Gateshead. Strike remembered the Donald Laing he had found online. Had he moved from Gateshead to Corby? Or were they different men?

“Anyway,” said Mrs. Bunyan, “he’s never bothered Rhona and Ben again.”

“I’ll bet he hasn’t,” said Strike, picking up his knife and fork. “A copper and German Shepherds, eh? He’s not stupid.”

She seemed to take courage and comfort from his words, and with a timid, tearful smile began to pick at her macaroni cheese.

“They married young,” commented Strike, who was keen to hear anything he could about Laing, anything that might give a lead on his associations or habits.

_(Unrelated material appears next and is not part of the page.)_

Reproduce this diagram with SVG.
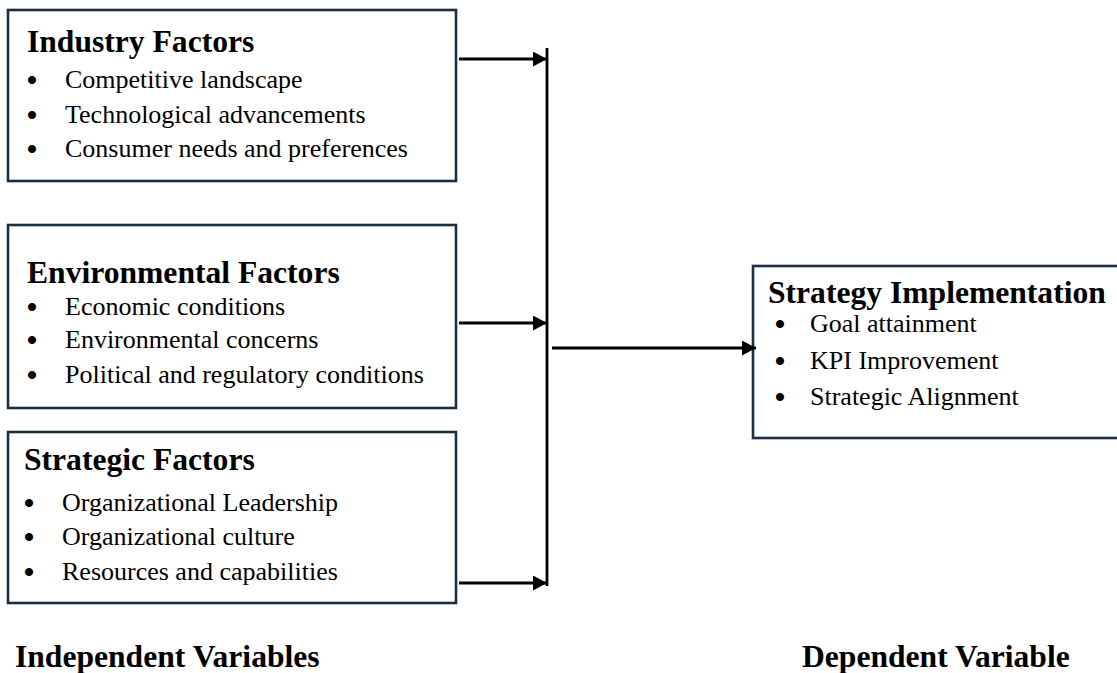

She nodded, swallowed and said:

“Far too young. She started seeing him when she was only fifteen and we didn’t like it. We’d heard things about Donnie Laing. There was a young girl who said he’d forced himself on her at the Young Farmers’ disco. It never came to anything: the police said there wasn’t enough evidence. We tried to warn Rhona he was trouble,” she sighed, “but that made her more determined. She was always headstrong, our Rhona.”

“He’d already been accused of rape?” asked Strike. His fish and chips were excellent. The pub was filling up, for which he was grateful: the barmaid’s attention was diverted from them.

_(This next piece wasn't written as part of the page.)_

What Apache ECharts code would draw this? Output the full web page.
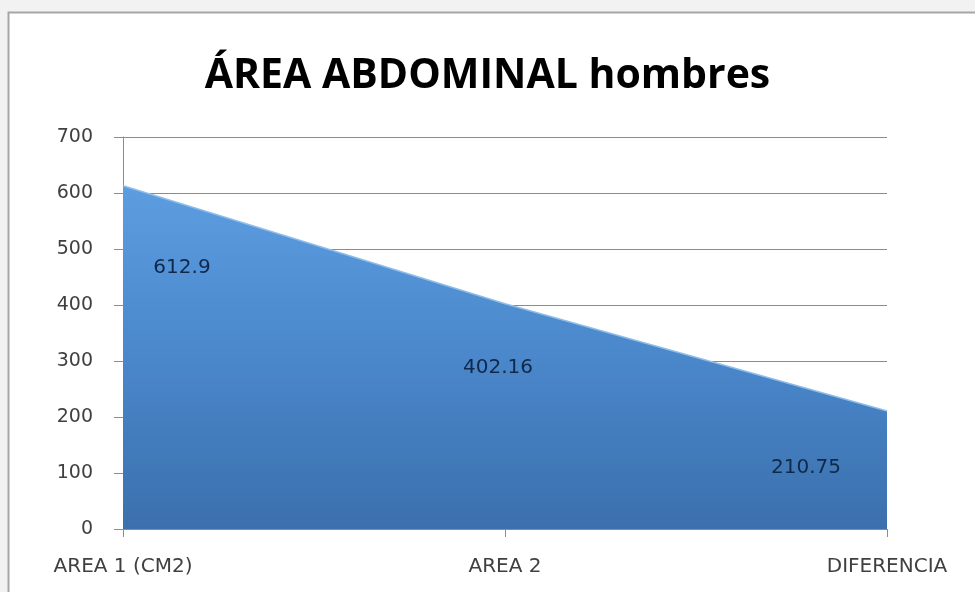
<!DOCTYPE html>
<html><head><meta charset="utf-8">
<script src="https://cdn.jsdelivr.net/npm/echarts@6/dist/echarts.min.js"></script>
<style>html,body{margin:0;padding:0;background:#f0f0f0;}#c{width:975px;height:592px;}</style>
</head><body><div id="c"></div>
<script>
var categories = ['AREA 1 (CM2)', 'AREA 2', 'DIFERENCIA'];
var values = [612.9, 402.16, 210.75];
var yTicks = [0, 100, 200, 300, 400, 500, 600, 700];

var labelOffsets = [[59, 93], [-7, 75], [-81, 67]];
var chart = echarts.init(document.getElementById('c'));
chart.setOption({
  backgroundColor: '#f2f2f2',
  animation: false,
  graphic: [{
    type: 'rect', shape: {x: 8.5, y: 12.5, width: 1000, height: 700},
    style: {fill: '#ffffff', stroke: '#a6a6a6', lineWidth: 2}, z: -10
  }],
  title: {
    text: 'ÁREA ABDOMINAL hombres', left: 'center', top: 51,
    textStyle: {fontFamily: 'Open Sans', fontWeight: 'bold', fontSize: 41, color: '#000'}
  },
  grid: {left: 123, right: 88, top: 137, bottom: 63},
  xAxis: {
    type: 'category', data: categories, boundaryGap: false,
    axisLine: {lineStyle: {color: '#8c8c8c', width: 1}},
    axisTick: {show: true, alignWithLabel: true, length: 8, lineStyle: {color: '#8c8c8c'}},
    axisLabel: {color: '#404040', fontFamily: 'DejaVu Sans', fontSize: 20, margin: 28},
    splitLine: {show: false}
  },
  yAxis: {
    type: 'value', min: yTicks[0], max: yTicks[yTicks.length - 1], interval: 100,
    axisLine: {show: true, lineStyle: {color: '#8c8c8c'}},
    axisTick: {show: true, length: 9, lineStyle: {color: '#8c8c8c'}},
    axisLabel: {color: '#404040', fontFamily: 'DejaVu Sans', fontSize: 19, margin: 30},
    splitLine: {lineStyle: {color: '#8c8c8c', width: 1}}
  },
  series: [{
    type: 'line',
    data: values.map(function (v, i) {
      return {value: v, label: {offset: labelOffsets[i]}};
    }),
    symbol: 'circle',
    symbolSize: 1,
    showSymbol: true,
    itemStyle: {color: 'rgba(0,0,0,0)'},
    lineStyle: {color: '#8dbde9', width: 1.5},
    areaStyle: {
      opacity: 1,
      color: {type: 'linear', x: 0, y: 0, x2: 0, y2: 1,
        colorStops: [{offset: 0, color: '#5c9de0'}, {offset: 0.5, color: '#4a87cb'}, {offset: 1, color: '#3b70ad'}]}
    },
    label: {
      show: true, position: 'top', distance: 0, color: '#10284a',
      fontFamily: 'DejaVu Sans', fontSize: 20
    }
  }]
});
</script></body></html>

“Oh yes. They’re a rough family,” said Mrs. Bunyan, with the sort of prim small-town snobbery that Strike knew well from his own upbringing. “All those brothers, they were always fighting, in trouble with the police, but he was the worst of them. His own brothers didn’t like him. I don’t think his mother liked him much, tae tell the truth. There was a rumor,” she said in a burst of confidence, “that he wasnae the father’s. The parents were always fighting and they separated round about the time she got pregnant with Donnie. They say she had a run-around with one of the local policemen, as a matter of fact. I don’t know whether it’s true. The policeman moved on and Mr. Laing moved back in, but Mr. Laing never liked Donnie, I know that. Never liked him at all. People said it was because he knew Donnie wasn’t his.

“He was the wildest of all of them. A big lad. He got into the junior sevens—”

“Sevens?”

“The rugby sevens,” she said, and even this small, genteel lady was surprised that Strike did not immediately understand what, to Melrose, seemed more religion than sport. “But they kicked him out. No discipline. Someone carved up Greenyards the week after they kicked him out. The pitch,” she added, in response to the Englishman’s mystifying ignorance.

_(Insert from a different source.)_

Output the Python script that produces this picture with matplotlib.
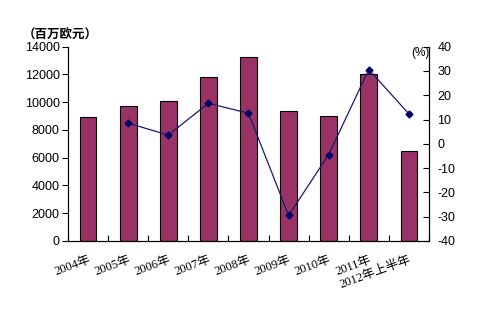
import matplotlib
matplotlib.use("Agg")
import matplotlib.pyplot as plt
import numpy as np

# categories and values
categories = ['2004年', '2005年', '2006年', '2007年', '2008年', '2009年', '2010年', '2011年', '2012年上半年']
amounts = [8950, 9730, 10090, 11830, 13270, 9370, 9010, 12050, 6450]   # 百万欧元
growth = [np.nan, 8.5, 3.6, 16.7, 12.6, -29.5, -4.4, 30.6, 12.3]       # %

left_ticks = list(range(0, 14001, 2000))
right_ticks = list(range(-40, 41, 10))

sans = ['Liberation Sans', 'Noto Sans CJK SC']
serif = ['Liberation Serif', 'Noto Sans CJK SC']

fig = plt.figure(figsize=(4.8, 3.31), dpi=100)
ax = fig.add_axes([0.1417, 0.272, 0.752, 0.587])

x = np.arange(len(categories))
ax.bar(x, amounts, width=0.42, color='#993366', edgecolor='black', linewidth=0.8, zorder=2)
ax.set_xlim(-0.5, len(categories) - 0.5)
ax.set_ylim(0, 14000)
ax.set_yticks(left_ticks)
ax.set_yticklabels([str(t) for t in left_ticks], family=sans, fontsize=9)
ax.tick_params(axis='y', direction='out', length=4, width=0.8, pad=2)

# category boundaries carry the ticks, labels sit under the bars
ax.set_xticks(np.arange(len(categories) + 1) - 0.5)
ax.set_xticklabels([])
ax.tick_params(axis='x', direction='in', length=4, width=0.8)
for i, lab in enumerate(categories):
    ax.annotate(lab, xy=(i, 0), xycoords=('data', 'axes fraction'),
                xytext=(0, -9), textcoords='offset points',
                rotation=20, rotation_mode='anchor', ha='right', va='top',
                family=serif, fontsize=9)

ax.spines['top'].set_visible(False)
for s in ['left', 'bottom', 'right']:
    ax.spines[s].set_linewidth(0.8)

ax2 = ax.twinx()
ax2.plot(x, growth, color='#1a1a6e', linewidth=0.9, marker='D', markersize=3.5,
         markerfacecolor='#000066', markeredgecolor='#000066', zorder=3)
ax2.set_ylim(-40, 40)
ax2.set_yticks(right_ticks)
ax2.set_yticklabels([str(t) for t in right_ticks], family=sans, fontsize=9)
ax2.tick_params(axis='y', direction='in', length=4, width=0.8, pad=6)
ax2.spines['top'].set_visible(False)
ax2.spines['right'].set_linewidth(0.8)

fig.text(0.048, 0.895, '（百万欧元）', family=['Noto Sans CJK SC'], fontsize=9,
         fontweight='bold', va='center', ha='left')
fig.text(0.857, 0.84, '(%)', family=sans, fontsize=8.5, va='center', ha='left')

fig.savefig('out.png', dpi=100)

The port was making her talkative. Words were tumbling out of her now.

“He took up boxing instead. He had the gift of the gab, though, oh aye. When Rhona first took up with him—she was fifteen and he was seventeen—I had some folk telling me he wasn’t a bad lad really. Oh, aye,” she repeated, nodding at Strike’s look of disbelief. “Folk that didn’t know him so well were took in by him. He could be charming when he wanted to, Donnie Laing.

“But you just ask Walter Gilchrist whether he was charming. Walter sacked him off the farm—he was always being late—and someone set fire to his barn after. Oh, they never proved it was Donnie. They never proved it was him who wrecked the pitch, neither, but I know what I believe.

“Rhona wouldn’t listen. She thought she knew him. He was misunderstood and I don’t know what else. We were prejudiced, narrow-minded. He wanted tae join the army. Good riddance, I thought. I hoped she’d forget him if he left.

“Then he came back. He got her pregnant but she lost it. She was angry with me because I said—”

She did not want to tell him what she had said, but Strike could imagine.

“—and then she wouldn’t talk to me anymore, and she went and married him on his next leave. Her dad and I weren’t invited,” she said. “Off to Cyprus together. But I know he killed our cat.”

“What?” said Strike, thrown.

“I know it was him. We’d told Rhona she was making an awful mistake, last time we saw her before she married him. That night we couldn’t find Purdy. Next day she was on the back lawn, dead. The vet said she’d been strangled.”

On the plasma screen over her shoulder a scarlet-clad Dimitar Berbatov was celebrating a goal against Fulham. The air was full of Borders voices. Glasses clinked and cutlery tinkled as Strike’s companion talked of death and mutilation.